(Figure scripts)
=======

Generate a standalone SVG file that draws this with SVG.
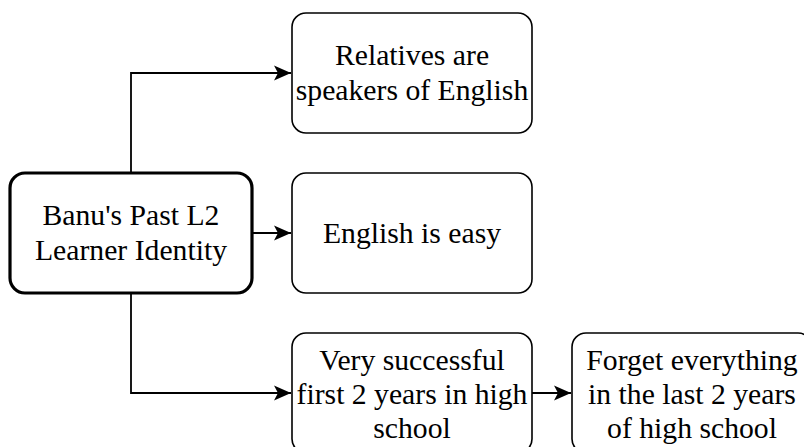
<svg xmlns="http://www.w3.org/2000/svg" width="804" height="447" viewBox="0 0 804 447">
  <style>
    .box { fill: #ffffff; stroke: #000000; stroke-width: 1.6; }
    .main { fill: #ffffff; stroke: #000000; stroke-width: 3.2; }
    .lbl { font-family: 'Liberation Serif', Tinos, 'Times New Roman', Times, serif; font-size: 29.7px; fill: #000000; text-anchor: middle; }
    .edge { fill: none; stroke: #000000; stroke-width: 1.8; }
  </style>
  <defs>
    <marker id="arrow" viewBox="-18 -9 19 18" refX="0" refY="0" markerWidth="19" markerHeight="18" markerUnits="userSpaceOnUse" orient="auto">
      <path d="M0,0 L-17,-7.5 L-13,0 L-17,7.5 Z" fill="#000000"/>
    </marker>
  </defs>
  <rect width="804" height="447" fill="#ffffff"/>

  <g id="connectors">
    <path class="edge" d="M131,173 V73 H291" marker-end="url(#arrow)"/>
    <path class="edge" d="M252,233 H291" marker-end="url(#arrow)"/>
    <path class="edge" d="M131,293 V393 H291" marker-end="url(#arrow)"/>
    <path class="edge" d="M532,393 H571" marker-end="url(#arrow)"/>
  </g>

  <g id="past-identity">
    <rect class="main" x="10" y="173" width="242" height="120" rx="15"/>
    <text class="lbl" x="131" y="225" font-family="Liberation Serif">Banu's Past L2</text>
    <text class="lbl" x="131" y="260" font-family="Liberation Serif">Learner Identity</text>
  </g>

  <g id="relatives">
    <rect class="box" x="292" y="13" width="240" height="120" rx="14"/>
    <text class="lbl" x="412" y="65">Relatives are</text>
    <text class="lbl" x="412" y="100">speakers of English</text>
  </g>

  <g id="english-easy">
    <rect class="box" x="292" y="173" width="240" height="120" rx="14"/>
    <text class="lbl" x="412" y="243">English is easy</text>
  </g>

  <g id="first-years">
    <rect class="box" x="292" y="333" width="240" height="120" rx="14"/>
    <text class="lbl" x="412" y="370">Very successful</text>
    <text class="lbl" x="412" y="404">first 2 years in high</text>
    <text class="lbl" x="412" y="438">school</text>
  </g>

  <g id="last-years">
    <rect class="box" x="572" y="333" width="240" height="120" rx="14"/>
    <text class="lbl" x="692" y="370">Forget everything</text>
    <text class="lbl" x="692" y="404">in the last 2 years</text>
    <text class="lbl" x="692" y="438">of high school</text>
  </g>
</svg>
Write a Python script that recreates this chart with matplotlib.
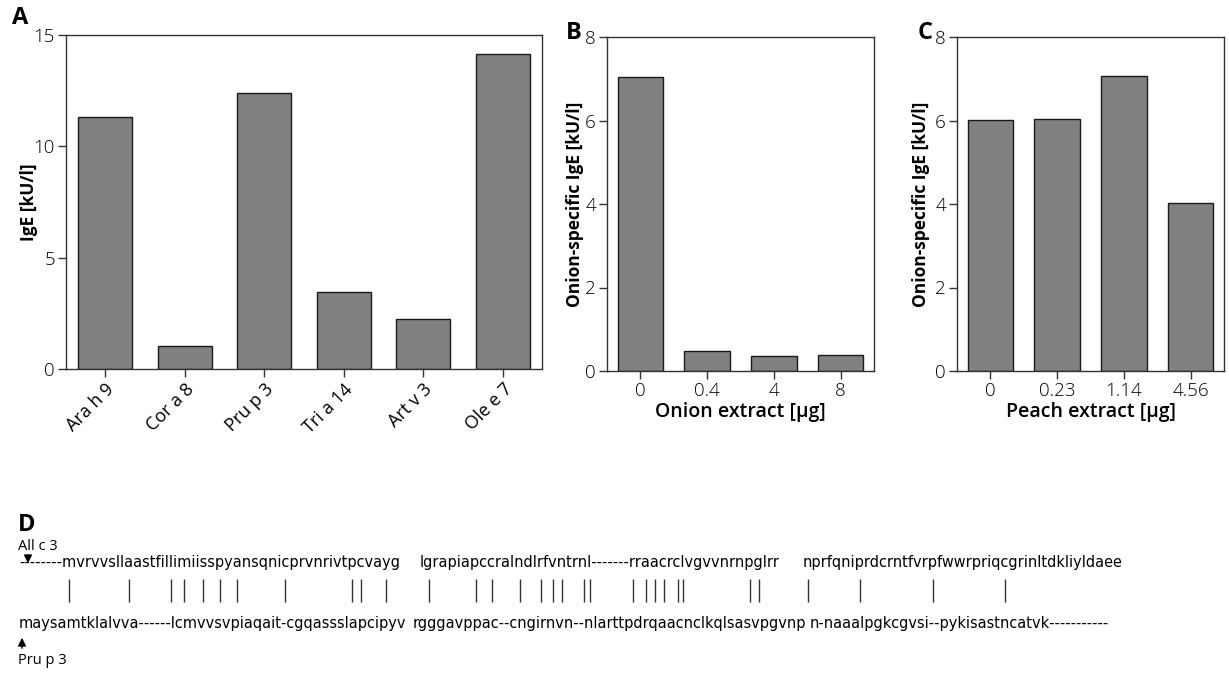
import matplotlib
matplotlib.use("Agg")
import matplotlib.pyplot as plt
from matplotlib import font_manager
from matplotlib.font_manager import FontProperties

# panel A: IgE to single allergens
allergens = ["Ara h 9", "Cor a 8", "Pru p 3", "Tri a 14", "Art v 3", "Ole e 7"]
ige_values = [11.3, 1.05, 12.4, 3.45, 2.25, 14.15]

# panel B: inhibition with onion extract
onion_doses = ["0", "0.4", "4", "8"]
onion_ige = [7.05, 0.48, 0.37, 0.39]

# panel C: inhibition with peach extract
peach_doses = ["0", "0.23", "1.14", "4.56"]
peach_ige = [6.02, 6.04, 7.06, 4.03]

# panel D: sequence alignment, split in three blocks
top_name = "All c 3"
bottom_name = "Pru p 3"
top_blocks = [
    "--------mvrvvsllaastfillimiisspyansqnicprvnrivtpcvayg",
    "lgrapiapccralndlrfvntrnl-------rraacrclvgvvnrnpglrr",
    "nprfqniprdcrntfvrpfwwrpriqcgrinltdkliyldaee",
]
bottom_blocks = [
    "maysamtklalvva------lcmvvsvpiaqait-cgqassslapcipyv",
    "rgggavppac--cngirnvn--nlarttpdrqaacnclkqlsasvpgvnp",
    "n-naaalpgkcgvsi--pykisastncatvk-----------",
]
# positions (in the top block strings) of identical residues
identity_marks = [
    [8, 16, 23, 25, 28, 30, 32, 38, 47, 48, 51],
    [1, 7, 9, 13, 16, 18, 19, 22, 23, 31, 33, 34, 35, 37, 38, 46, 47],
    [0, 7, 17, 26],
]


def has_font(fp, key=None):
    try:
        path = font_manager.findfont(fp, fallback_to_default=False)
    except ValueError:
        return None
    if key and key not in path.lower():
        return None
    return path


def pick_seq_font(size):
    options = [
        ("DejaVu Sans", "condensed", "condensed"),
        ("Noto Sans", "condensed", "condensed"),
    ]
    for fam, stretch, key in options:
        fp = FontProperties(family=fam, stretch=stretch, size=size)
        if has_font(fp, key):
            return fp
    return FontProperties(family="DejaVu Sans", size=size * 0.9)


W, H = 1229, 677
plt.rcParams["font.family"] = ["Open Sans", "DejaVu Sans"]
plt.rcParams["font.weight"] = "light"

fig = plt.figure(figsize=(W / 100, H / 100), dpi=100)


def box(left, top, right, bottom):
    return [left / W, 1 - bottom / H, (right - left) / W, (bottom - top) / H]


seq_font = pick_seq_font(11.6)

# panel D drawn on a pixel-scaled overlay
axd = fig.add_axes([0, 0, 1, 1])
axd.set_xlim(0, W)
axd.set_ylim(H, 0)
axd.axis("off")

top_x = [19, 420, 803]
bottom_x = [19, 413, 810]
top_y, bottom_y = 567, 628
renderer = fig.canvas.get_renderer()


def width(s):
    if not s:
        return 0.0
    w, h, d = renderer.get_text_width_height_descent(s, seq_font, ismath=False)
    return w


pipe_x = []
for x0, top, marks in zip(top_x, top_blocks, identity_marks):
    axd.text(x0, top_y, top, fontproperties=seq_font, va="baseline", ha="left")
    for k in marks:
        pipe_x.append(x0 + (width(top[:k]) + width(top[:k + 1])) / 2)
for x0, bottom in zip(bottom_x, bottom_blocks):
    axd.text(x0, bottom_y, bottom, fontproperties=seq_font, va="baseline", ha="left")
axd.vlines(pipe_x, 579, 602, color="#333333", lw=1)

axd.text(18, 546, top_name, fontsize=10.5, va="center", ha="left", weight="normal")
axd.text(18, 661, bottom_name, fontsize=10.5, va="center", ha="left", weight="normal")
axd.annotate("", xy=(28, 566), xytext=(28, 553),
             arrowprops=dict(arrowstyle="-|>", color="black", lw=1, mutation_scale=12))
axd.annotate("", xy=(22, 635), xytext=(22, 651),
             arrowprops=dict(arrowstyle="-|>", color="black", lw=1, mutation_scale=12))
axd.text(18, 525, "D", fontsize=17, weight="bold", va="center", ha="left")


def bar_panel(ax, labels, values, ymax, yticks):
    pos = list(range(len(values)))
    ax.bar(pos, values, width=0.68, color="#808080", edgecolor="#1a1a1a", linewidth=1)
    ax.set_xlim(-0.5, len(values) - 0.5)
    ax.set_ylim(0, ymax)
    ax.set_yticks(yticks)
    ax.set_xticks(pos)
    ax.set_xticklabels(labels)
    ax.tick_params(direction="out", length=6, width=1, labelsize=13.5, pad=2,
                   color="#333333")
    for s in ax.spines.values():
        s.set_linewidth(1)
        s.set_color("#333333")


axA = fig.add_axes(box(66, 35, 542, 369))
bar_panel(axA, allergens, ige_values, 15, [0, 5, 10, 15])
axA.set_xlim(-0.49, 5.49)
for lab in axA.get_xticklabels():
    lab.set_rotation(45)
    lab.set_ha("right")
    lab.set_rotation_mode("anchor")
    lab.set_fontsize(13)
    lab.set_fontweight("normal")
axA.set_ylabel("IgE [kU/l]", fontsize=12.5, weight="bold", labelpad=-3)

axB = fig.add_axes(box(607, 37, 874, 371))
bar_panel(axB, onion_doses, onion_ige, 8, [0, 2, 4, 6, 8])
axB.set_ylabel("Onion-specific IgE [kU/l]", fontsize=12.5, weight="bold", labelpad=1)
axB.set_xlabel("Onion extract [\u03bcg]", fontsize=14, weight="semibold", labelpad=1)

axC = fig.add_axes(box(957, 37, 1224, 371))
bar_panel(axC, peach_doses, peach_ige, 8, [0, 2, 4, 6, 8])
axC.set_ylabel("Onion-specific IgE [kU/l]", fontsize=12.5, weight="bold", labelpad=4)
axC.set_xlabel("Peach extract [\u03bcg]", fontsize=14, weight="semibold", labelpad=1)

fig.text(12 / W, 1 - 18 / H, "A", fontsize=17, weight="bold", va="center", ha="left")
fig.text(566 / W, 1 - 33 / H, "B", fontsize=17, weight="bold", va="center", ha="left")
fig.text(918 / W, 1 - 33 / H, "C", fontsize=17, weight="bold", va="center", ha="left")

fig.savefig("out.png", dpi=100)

=======

▶ [EXERCISE DESCRIPTION]:
Search the data for "with". Copy every matching line.

▶ [COMPLETE OUTPUT]:
Generate a standalone SVG file that draws this with SVG.
Write a Python script that recreates this chart with matplotlib.
# panel B: inhibition with onion extract
# panel C: inhibition with peach extract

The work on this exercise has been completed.